#### [Work instructions]
Starting at the top of the listing, extract every line up to and including the one with "2.347, 2.211, 2.079];". Pictures stay out of the copy.

#### [Data records]
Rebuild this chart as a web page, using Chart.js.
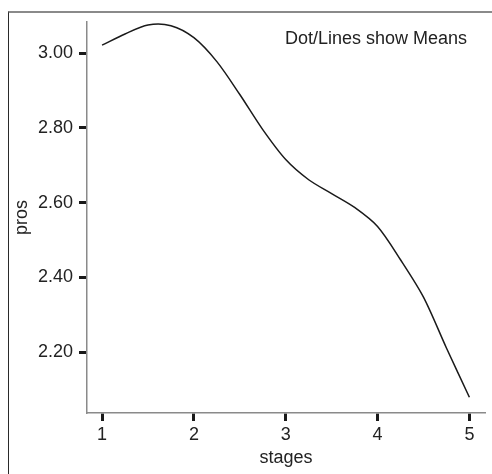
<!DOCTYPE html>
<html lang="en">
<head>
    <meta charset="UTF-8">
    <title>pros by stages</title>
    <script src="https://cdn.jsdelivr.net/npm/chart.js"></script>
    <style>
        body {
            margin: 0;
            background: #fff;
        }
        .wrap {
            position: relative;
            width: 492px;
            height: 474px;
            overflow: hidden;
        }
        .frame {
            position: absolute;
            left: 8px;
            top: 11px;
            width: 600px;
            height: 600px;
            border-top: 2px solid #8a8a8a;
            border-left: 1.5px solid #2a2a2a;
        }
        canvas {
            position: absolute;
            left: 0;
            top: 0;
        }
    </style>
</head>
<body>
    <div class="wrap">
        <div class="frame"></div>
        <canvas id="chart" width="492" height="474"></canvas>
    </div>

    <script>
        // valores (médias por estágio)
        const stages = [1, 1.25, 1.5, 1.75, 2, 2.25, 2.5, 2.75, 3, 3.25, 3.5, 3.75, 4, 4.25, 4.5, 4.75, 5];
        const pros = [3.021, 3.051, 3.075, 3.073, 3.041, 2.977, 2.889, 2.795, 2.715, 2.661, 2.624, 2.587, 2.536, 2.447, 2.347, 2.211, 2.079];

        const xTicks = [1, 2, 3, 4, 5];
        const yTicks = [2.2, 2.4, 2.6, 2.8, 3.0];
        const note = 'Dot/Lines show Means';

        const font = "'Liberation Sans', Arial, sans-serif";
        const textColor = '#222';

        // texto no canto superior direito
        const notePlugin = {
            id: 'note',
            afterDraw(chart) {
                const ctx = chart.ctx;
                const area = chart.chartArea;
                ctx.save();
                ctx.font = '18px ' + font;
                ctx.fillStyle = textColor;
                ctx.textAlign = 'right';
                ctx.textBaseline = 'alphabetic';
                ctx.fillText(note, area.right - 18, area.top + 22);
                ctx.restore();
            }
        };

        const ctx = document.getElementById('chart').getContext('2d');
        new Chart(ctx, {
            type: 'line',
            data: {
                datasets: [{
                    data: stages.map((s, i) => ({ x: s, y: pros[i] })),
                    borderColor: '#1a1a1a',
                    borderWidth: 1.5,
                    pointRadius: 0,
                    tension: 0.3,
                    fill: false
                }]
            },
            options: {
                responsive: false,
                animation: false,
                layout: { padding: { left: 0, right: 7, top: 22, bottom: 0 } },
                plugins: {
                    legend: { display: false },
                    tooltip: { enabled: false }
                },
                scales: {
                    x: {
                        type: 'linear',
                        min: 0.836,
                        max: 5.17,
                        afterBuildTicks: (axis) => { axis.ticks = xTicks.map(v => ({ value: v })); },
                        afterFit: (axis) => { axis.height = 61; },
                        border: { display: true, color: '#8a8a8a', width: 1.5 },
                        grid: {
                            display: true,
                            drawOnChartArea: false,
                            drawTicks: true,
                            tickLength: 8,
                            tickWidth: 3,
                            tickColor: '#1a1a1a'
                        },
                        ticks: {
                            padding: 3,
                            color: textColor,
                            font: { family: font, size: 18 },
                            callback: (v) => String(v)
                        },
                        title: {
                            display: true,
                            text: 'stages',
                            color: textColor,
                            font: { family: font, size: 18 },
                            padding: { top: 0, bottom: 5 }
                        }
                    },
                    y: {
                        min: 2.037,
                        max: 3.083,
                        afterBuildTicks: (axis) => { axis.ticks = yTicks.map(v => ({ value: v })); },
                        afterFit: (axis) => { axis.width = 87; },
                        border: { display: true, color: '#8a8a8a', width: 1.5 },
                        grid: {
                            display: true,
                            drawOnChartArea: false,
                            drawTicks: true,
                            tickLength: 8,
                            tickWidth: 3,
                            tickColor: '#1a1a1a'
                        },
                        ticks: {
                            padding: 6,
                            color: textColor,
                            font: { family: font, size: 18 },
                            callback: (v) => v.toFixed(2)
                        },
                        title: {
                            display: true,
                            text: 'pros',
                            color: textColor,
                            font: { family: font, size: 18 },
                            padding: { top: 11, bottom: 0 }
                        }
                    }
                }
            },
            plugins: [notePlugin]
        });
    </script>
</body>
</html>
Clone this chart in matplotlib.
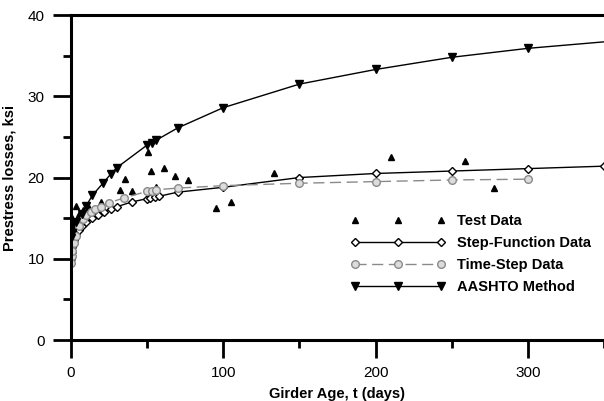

#### [Answer to this problem]
Rebuild this chart as a web page, using Chart.js.
<!DOCTYPE html>
<html lang="en">
<head>
    <meta charset="UTF-8">
    <title>pros by stages</title>
    <script src="https://cdn.jsdelivr.net/npm/chart.js"></script>
    <style>
        body {
            margin: 0;
            background: #fff;
        }
        .wrap {
            position: relative;
            width: 492px;
            height: 474px;
            overflow: hidden;
        }
        .frame {
            position: absolute;
            left: 8px;
            top: 11px;
            width: 600px;
            height: 600px;
            border-top: 2px solid #8a8a8a;
            border-left: 1.5px solid #2a2a2a;
        }
        canvas {
            position: absolute;
            left: 0;
            top: 0;
        }
    </style>
</head>
<body>
    <div class="wrap">
        <div class="frame"></div>
        <canvas id="chart" width="492" height="474"></canvas>
    </div>

    <script>
        // valores (médias por estágio)
        const stages = [1, 1.25, 1.5, 1.75, 2, 2.25, 2.5, 2.75, 3, 3.25, 3.5, 3.75, 4, 4.25, 4.5, 4.75, 5];
        const pros = [3.021, 3.051, 3.075, 3.073, 3.041, 2.977, 2.889, 2.795, 2.715, 2.661, 2.624, 2.587, 2.536, 2.447, 2.347, 2.211, 2.079];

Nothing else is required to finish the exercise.